One of the key advocates of abstraction in Latin America, Joaquín Torres-García (1874–1949) is best known for paintings that situate pre-Columbian symbols within modernist grids. This exhibition’s focus on the Uruguayan artist’s use of wood unveils a more complex project involving the reconciliation of painting and sculpture, whether through totemlike structures, idiosyncratic assemblages, or toys that verge on folk art. The show comprises some ninety drawings, oil paintings, and works in wood from Torres-García’s formative period in 1920s New York and Europe through his emergence as a pedagogue and champion of Constructive Universalism in the ’30s and ’40s via his own workshop school in Montevideo. The catalogue includes previously untranslated texts by the artist, which should provide further insight into his vision for a transnational modernism.

Daniel Quiles

Maurizio Cattelan, Ave Maria, 2007, polyurethane, metal, clothes, paint, dimensions variable.

Maurizio Cattelan

THE MENIL COLLECTION
HOUSTON
Through August 15
Curated by Franklin Sirmans

Maurizio Cattelan has been described as a conceptual artist, a curator, a publisher, and a smart-ass. “Comedians manipulate and make fun of reality,” he has remarked. “Whereas I actually think that reality is far more provocative than my art.” In recent years, Cattelan (with longtime collaborators Massimiliano Gioni and Ali Subotnik) has busied himself with the “doorfront” Wrong Gallery and with curating the 2006 Berlin Biennial. His show at the Menil Collection focuses on sculptures first shown in Europe in 2007—for instance, Ave Maria, a trio of saluting arms that extend from the wall—as well as four new works.

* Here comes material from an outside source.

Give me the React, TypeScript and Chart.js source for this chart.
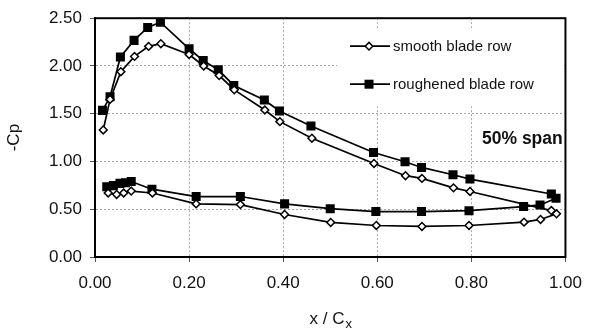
import React, { useEffect, useRef } from 'react';
import { Chart, registerables } from 'chart.js';

Chart.register(...registerables);

// ---- data ----
const xTicks = [0, 0.2, 0.4, 0.6, 0.8, 1.0];
const yTicks = [0, 0.5, 1.0, 1.5, 2.0, 2.5];

// smooth blade row: suction side LE -> TE, then pressure side TE -> LE
const smoothX = [0.0175, 0.032, 0.055, 0.084, 0.114, 0.14, 0.2, 0.231, 0.264, 0.296, 0.361, 0.393, 0.461, 0.593, 0.66, 0.695, 0.762, 0.797, 0.97, 0.981,
  0.947, 0.912, 0.795, 0.695, 0.598, 0.501, 0.403, 0.309, 0.215, 0.122, 0.077, 0.061, 0.046, 0.028];
const smoothY = [1.33, 1.65, 1.94, 2.10, 2.205, 2.233, 2.12, 2.0, 1.9, 1.75, 1.539, 1.417, 1.244, 0.979, 0.851, 0.823, 0.724, 0.686, 0.486, 0.452,
  0.393, 0.365, 0.33, 0.32, 0.33, 0.362, 0.445, 0.549, 0.556, 0.67, 0.69, 0.67, 0.655, 0.67];

// roughened blade row
const roughX = [0.016, 0.032, 0.054, 0.083, 0.112, 0.139, 0.2, 0.23, 0.262, 0.295, 0.36, 0.392, 0.459, 0.592, 0.659, 0.694, 0.761, 0.797, 0.97, 0.98,
  0.946, 0.911, 0.795, 0.694, 0.597, 0.5, 0.403, 0.309, 0.215, 0.121, 0.077, 0.065, 0.053, 0.039, 0.025];
const roughY = [1.535, 1.677, 2.094, 2.268, 2.403, 2.458, 2.18, 2.056, 1.96, 1.796, 1.643, 1.528, 1.372, 1.094, 0.997, 0.9375, 0.861, 0.816, 0.66, 0.615,
  0.545, 0.528, 0.485, 0.476, 0.476, 0.506, 0.556, 0.633, 0.633, 0.71, 0.79, 0.778, 0.771, 0.747, 0.736];

const seriesLabels = ['smooth blade row', 'roughened blade row'];
const annotation = '50% span';
const xTitle = 'x / C';
const xTitleSub = 'x';
const yTitle = '-Cp';

const FONT = "'Liberation Sans', Arial, sans-serif";
const TEXT = '#111';

const overlay = {
  id: 'overlay',
  afterDatasetsDraw(chart: any) {
    const { ctx, chartArea: a } = chart;
    ctx.save();
    // legend box (covers grid)
    const lx = a.left + 242;
    const ly = a.top + 10;
    ctx.fillStyle = '#fff';
    ctx.fillRect(lx, ly, 225, 78);
    const items = [
      { y: a.top + 28, style: 'diamond' },
      { y: a.top + 66, style: 'square' },
    ];
    items.forEach((it, i) => {
      const x0 = a.left + 255, x1 = a.left + 295, xm = a.left + 274;
      ctx.strokeStyle = '#000';
      ctx.lineWidth = 1.8;
      ctx.setLineDash([]);
      ctx.beginPath();
      ctx.moveTo(x0, it.y);
      ctx.lineTo(x1, it.y);
      ctx.stroke();
      if (it.style === 'diamond') {
        const r = 3.8;
        ctx.beginPath();
        ctx.moveTo(xm - r, it.y);
        ctx.lineTo(xm, it.y - r);
        ctx.lineTo(xm + r, it.y);
        ctx.lineTo(xm, it.y + r);
        ctx.closePath();
        ctx.fillStyle = '#fff';
        ctx.fill();
        ctx.lineWidth = 1.5;
        ctx.stroke();
      } else {
        const s = 4.5;
        ctx.fillStyle = '#000';
        ctx.fillRect(xm - s, it.y - s, 2 * s, 2 * s);
      }
      ctx.fillStyle = TEXT;
      ctx.font = `15px ${FONT}`;
      ctx.textAlign = 'left';
      ctx.textBaseline = 'middle';
      ctx.fillText(seriesLabels[i], a.left + 298, it.y + 1);
    });
    // annotation
    ctx.font = `bold 17.5px ${FONT}`;
    ctx.fillStyle = TEXT;
    ctx.textAlign = 'left';
    ctx.textBaseline = 'middle';
    ctx.fillText(annotation, a.left + 387, a.top + 121);
    // frame
    ctx.strokeStyle = '#000';
    ctx.lineWidth = 2;
    ctx.strokeRect(a.left, a.top, a.right - a.left, a.bottom - a.top);
    ctx.restore();
  },
  afterDraw(chart: any) {
    const { ctx, chartArea: a } = chart;
    ctx.save();
    const cx = (a.left + a.right) / 2;
    ctx.font = `17px ${FONT}`;
    const w1 = ctx.measureText(xTitle).width;
    ctx.font = `13px ${FONT}`;
    const w2 = ctx.measureText(xTitleSub).width;
    const start = cx - (w1 + w2) / 2;
    const base = a.bottom + 67;
    ctx.fillStyle = TEXT;
    ctx.textAlign = 'left';
    ctx.textBaseline = 'alphabetic';
    ctx.font = `17px ${FONT}`;
    ctx.fillText(xTitle, start, base);
    ctx.font = `13px ${FONT}`;
    ctx.fillText(xTitleSub, start + w1 + 1, base + 4);
    ctx.restore();
  },
};

export default function App() {
  const ref = useRef<HTMLCanvasElement>(null);
  useEffect(() => {
    const chart = new Chart(ref.current as HTMLCanvasElement, {
      type: 'scatter',
      data: {
        datasets: [
          {
            label: seriesLabels[0],
            data: smoothX.map((x, i) => ({ x, y: smoothY[i] })),
            showLine: true,
            borderColor: '#000',
            borderWidth: 1.7,
            tension: 0,
            pointStyle: 'rectRot',
            pointRadius: 3.9,
            pointBackgroundColor: '#fff',
            pointBorderColor: '#000',
            pointBorderWidth: 1.5,
            order: 1,
          },
          {
            label: seriesLabels[1],
            data: roughX.map((x, i) => ({ x, y: roughY[i] })),
            showLine: true,
            borderColor: '#000',
            borderWidth: 1.7,
            tension: 0,
            pointStyle: 'rect',
            pointRadius: 6.4,
            pointBackgroundColor: '#000',
            pointBorderColor: '#000',
            pointBorderWidth: 0,
            order: 2,
          },
        ],
      },
      options: {
        animation: false,
        responsive: false,
        devicePixelRatio: 1,
        layout: { padding: { left: 0, top: 17, right: 24, bottom: 0 } },
        plugins: { legend: { display: false }, tooltip: { enabled: false } },
        scales: {
          x: {
            type: 'linear',
            min: 0,
            max: 1,
            afterBuildTicks: (s: any) => {
              s.ticks = xTicks.map((v) => ({ value: v }));
            },
            afterFit: (s: any) => {
              s.height = 74;
            },
            ticks: {
              callback: (v: any) => Number(v).toFixed(2),
              font: { family: FONT, size: 17 },
              color: TEXT,
              padding: 11,
              maxRotation: 0,
              autoSkip: false,
            },
            grid: { color: '#a8a8a8', lineWidth: 1, tickLength: 5, tickColor: '#555', tickBorderDash: [] },
            border: { display: true, color: '#000', width: 2, dash: [2, 2] },
          },
          y: {
            type: 'linear',
            min: 0,
            max: 2.5,
            afterBuildTicks: (s: any) => {
              s.ticks = yTicks.map((v) => ({ value: v }));
            },
            afterFit: (s: any) => {
              s.width = 95;
            },
            ticks: {
              callback: (v: any) => Number(v).toFixed(2),
              font: { family: FONT, size: 17 },
              color: TEXT,
              padding: 8,
              autoSkip: false,
            },
            grid: { color: '#a8a8a8', lineWidth: 1, tickLength: 5, tickColor: '#555', tickBorderDash: [] },
            border: { display: true, color: '#000', width: 2, dash: [2, 2] },
            title: {
              display: true,
              text: yTitle,
              font: { family: FONT, size: 17 },
              color: TEXT,
              padding: { top: 4, bottom: 0 },
            },
          },
        },
      },
      plugins: [overlay],
    } as any);
    return () => chart.destroy();
  }, []);
  return (
    <div style={{ position: 'fixed', left: 0, top: 0, width: 593, height: 331, background: '#fff' }}>
      <canvas ref={ref} width={593} height={331} style={{ display: 'block' }} />
    </div>
  );
}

During the exhibition’s run, a selection of Cattelan’s pieces will be situated in galleries throughout the museum among works from the collection. Love to love a smart smart-ass.

David Rimanelli

Charles Burchfield, The Night Wind, 1918, watercolor, gouache, and pencil. © The Museum of Modern Art.

Charles Burchfield

BURCHFIELD PENNEY ART CENTER AT BUFFALO STATE COLLEGE
BUFFALO
Through May 23
Curated by Robert Gober

The eye for selection and sensitivity to space evident in Robert Gober’s sculptures and installations were last directed to curating in 2005, when the artist chose items from the Menil Collection in Houston to accompany his own work. Now Gober has assembled a full-fledged survey devoted to watercolorist Charles Burchfield (1893–1967), whose visions of the American scene are by turns ecstatic and morbid, mystical and bleak. The exhibition presents ephemera from Burchfield’s life (doodle-filled journal pages, correspondence with his early supporter Alfred H. Barr Jr.) alongside seventy-four watercolors. Psychedelic avant la lettre, the paintings feature plants, stars, insects, and dilapidated houses that melt or radiate shimmering coronas; a vocabulary of synesthetic marks lets the landscapes breathe, buzz, and hum their lost innocence.